Both the EPI and European Parliament appear to be pulling in the same direction, namely the creation of a single instant payment solution across the bloc.
The European Payments Council is also proposing to introduce a “confirmation of payee” service to combat payments fraud.
As ever, the thinking behind the EU’s moves is plausible, albeit somewhat out of kilter with reality, since the development of instant payments across Europe is so patchy – and could now be superseded by Variable Recurring Payments (VRP) over the next few years.
Buy your way out of low adoption
At the most recent count, somewhat less than two-thirds of Europe’s banks offer SCT-Inst as a payment method, and less than 15% of funds are transferred using the system.
The impending legislation therefore represents an attempt to force banks to use the system, rather than domestic alternatives.
At the same time, the purchase of iDEAL and Payconiq by the EPI could see these systems harmonised, then offered to other banks in the EPI and across Europe.
All of which is fine, in principle – but risks ignoring the dynamics of the instant payments market.
A new survey from Token.io, for instance, shows that Variable Recurring Payments (VRPs) could be more popular than simple instant payments – both for consumers and companies, and for retail and B2B transactions.
“The development of instant payments across Europe is patchy, and could be superseded by VRP.”
Token.io surveyed merchants and banks across Europe regarding the value they find in VRPs.

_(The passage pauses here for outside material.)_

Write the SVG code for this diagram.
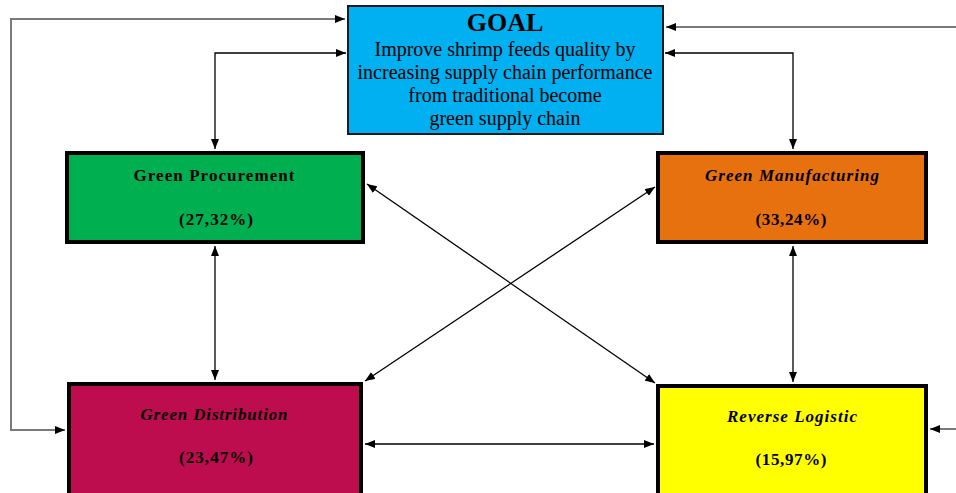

When asked to compare the benefits and disadvantages of commercial VRPs against other payment types, commercial VRPs come out on top in virtually every category, with 60% of merchants saying they intend to actively convert card payments to VRPs.
VRPs work via an Open Banking connection between the consumer or company and a retailer or other organisation, set up through the payer’s bank account.
Payments benefit from bank-level security on both ends.
To take the example of retail payments – either in-person or online – the consumer simply approves the amount to be paid which is then debited from their bank account or associated card.
Friction is reduced to zero, and security is much higher than PIN, OTP or other methods.
Users can also set maximum payment amounts via app, further reducing their exposure to fraud, and transfers are instant.
The UK appears to have stolen a march on the EU when it comes to VRPs.
Following their launch in early 2022, HSBC, Santander, NatWest, Nationwide, Lloyds and Barclays all offering a VRP service.
To date, however, consumer adoption is low, despite the improved security and convenience such payments offer.
In the EU, VRPs – or Dynamic Recurring Payments, as they are known – remain at the concept stage.
On 30 November, the EU will publish a rule-book for its SEPA Payment Account Access scheme (SPAA) – effectively setting out the basis through which banks across the bloc can offer VRPs.
However, if the roll-out of SEPA SCT-Inst is anything to go by, it could be several years before we see a workable VRP solution across the EU.
Payments Cards & Mobile Opinion:
From the perspective of market dynamics, one may question whether or not the EU’s legislating for future demand when the basic building-blocks for VRPs are still not in place represents a case of “cart before horse”.
Although consumer adoption of VRPs in the UK remains low, the system is at least in place – just as instant payments are for the Nordics, Netherlands, Belgium, Poland and other markets.
Attempting to drive changes in market and consumer behaviour through legislation is an interesting strategy: a better one might be to provide a service and drive demand for that service within existing frameworks such as PSD2.